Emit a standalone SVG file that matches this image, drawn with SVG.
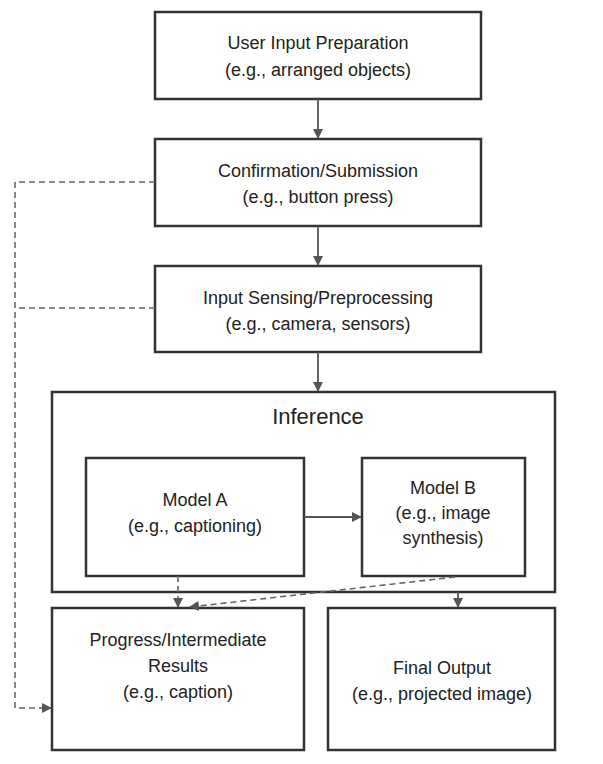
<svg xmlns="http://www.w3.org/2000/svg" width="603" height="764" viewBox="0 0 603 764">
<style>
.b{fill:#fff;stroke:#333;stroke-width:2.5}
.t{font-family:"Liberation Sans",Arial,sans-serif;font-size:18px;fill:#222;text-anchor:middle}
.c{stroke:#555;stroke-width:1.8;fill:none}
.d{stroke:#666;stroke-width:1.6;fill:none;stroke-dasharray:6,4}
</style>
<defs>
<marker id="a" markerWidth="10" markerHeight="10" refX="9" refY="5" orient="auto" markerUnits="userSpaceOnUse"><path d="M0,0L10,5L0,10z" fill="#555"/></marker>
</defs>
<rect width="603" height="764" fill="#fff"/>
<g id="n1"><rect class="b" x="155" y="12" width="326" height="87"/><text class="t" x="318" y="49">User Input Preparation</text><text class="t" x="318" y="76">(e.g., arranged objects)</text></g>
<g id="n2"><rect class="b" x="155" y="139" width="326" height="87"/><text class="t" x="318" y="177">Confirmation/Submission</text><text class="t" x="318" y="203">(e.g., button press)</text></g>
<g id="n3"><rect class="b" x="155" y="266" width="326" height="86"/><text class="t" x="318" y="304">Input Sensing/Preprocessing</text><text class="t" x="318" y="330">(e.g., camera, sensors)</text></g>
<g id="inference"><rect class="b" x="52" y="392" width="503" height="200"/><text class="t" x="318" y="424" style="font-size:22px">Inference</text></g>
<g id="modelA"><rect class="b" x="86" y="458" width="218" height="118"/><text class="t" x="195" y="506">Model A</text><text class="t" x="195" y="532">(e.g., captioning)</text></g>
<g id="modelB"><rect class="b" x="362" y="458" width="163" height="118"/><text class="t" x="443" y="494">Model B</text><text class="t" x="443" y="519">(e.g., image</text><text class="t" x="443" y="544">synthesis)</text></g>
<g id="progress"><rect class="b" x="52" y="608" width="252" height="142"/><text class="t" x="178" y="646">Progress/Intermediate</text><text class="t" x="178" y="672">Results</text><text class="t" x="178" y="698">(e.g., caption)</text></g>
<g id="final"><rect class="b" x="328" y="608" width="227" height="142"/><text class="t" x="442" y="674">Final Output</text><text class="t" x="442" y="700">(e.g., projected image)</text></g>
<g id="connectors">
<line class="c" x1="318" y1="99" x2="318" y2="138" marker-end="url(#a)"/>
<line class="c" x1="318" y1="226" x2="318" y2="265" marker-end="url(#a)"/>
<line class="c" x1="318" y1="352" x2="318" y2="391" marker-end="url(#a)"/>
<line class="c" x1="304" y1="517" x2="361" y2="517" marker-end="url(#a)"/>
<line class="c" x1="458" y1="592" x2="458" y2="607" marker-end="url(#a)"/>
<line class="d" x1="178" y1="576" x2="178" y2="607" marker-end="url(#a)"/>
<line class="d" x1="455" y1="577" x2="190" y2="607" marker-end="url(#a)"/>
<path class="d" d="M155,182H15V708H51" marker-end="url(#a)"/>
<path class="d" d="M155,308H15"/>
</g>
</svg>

********************

**Stated task:**
Working from the material above, transcribe it exactly while omitting pictures.

**The completed task:**
Emit a standalone SVG file that matches this image, drawn with SVG.
<svg xmlns="http://www.w3.org/2000/svg" width="603" height="764" viewBox="0 0 603 764">
<style>
.b{fill:#fff;stroke:#333;stroke-width:2.5}
.t{font-family:"Liberation Sans",Arial,sans-serif;font-size:18px;fill:#222;text-anchor:middle}
.c{stroke:#555;stroke-width:1.8;fill:none}
.d{stroke:#666;stroke-width:1.6;fill:none;stroke-dasharray:6,4}
</style>
<defs>
<marker id="a" markerWidth="10" markerHeight="10" refX="9" refY="5" orient="auto" markerUnits="userSpaceOnUse"><path d="M0,0L10,5L0,10z" fill="#555"/></marker>
</defs>
<rect width="603" height="764" fill="#fff"/>
<g id="n1"><rect class="b" x="155" y="12" width="326" height="87"/><text class="t" x="318" y="49">User Input Preparation</text><text class="t" x="318" y="76">(e.g., arranged objects)</text></g>
<g id="n2"><rect class="b" x="155" y="139" width="326" height="87"/><text class="t" x="318" y="177">Confirmation/Submission</text><text class="t" x="318" y="203">(e.g., button press)</text></g>
<g id="n3"><rect class="b" x="155" y="266" width="326" height="86"/><text class="t" x="318" y="304">Input Sensing/Preprocessing</text><text class="t" x="318" y="330">(e.g., camera, sensors)</text></g>
<g id="inference"><rect class="b" x="52" y="392" width="503" height="200"/><text class="t" x="318" y="424" style="font-size:22px">Inference</text></g>
<g id="modelA"><rect class="b" x="86" y="458" width="218" height="118"/><text class="t" x="195" y="506">Model A</text><text class="t" x="195" y="532">(e.g., captioning)</text></g>
<g id="modelB"><rect class="b" x="362" y="458" width="163" height="118"/><text class="t" x="443" y="494">Model B</text><text class="t" x="443" y="519">(e.g., image</text><text class="t" x="443" y="544">synthesis)</text></g>
<g id="progress"><rect class="b" x="52" y="608" width="252" height="142"/><text class="t" x="178" y="646">Progress/Intermediate</text><text class="t" x="178" y="672">Results</text><text class="t" x="178" y="698">(e.g., caption)</text></g>
<g id="final"><rect class="b" x="328" y="608" width="227" height="142"/><text class="t" x="442" y="674">Final Output</text><text class="t" x="442" y="700">(e.g., projected image)</text></g>
<g id="connectors">
<line class="c" x1="318" y1="99" x2="318" y2="138" marker-end="url(#a)"/>
<line class="c" x1="318" y1="226" x2="318" y2="265" marker-end="url(#a)"/>
<line class="c" x1="318" y1="352" x2="318" y2="391" marker-end="url(#a)"/>
<line class="c" x1="304" y1="517" x2="361" y2="517" marker-end="url(#a)"/>
<line class="c" x1="458" y1="592" x2="458" y2="607" marker-end="url(#a)"/>
<line class="d" x1="178" y1="576" x2="178" y2="607" marker-end="url(#a)"/>
<line class="d" x1="455" y1="577" x2="190" y2="607" marker-end="url(#a)"/>
<path class="d" d="M155,182H15V708H51" marker-end="url(#a)"/>
<path class="d" d="M155,308H15"/>
</g>
</svg>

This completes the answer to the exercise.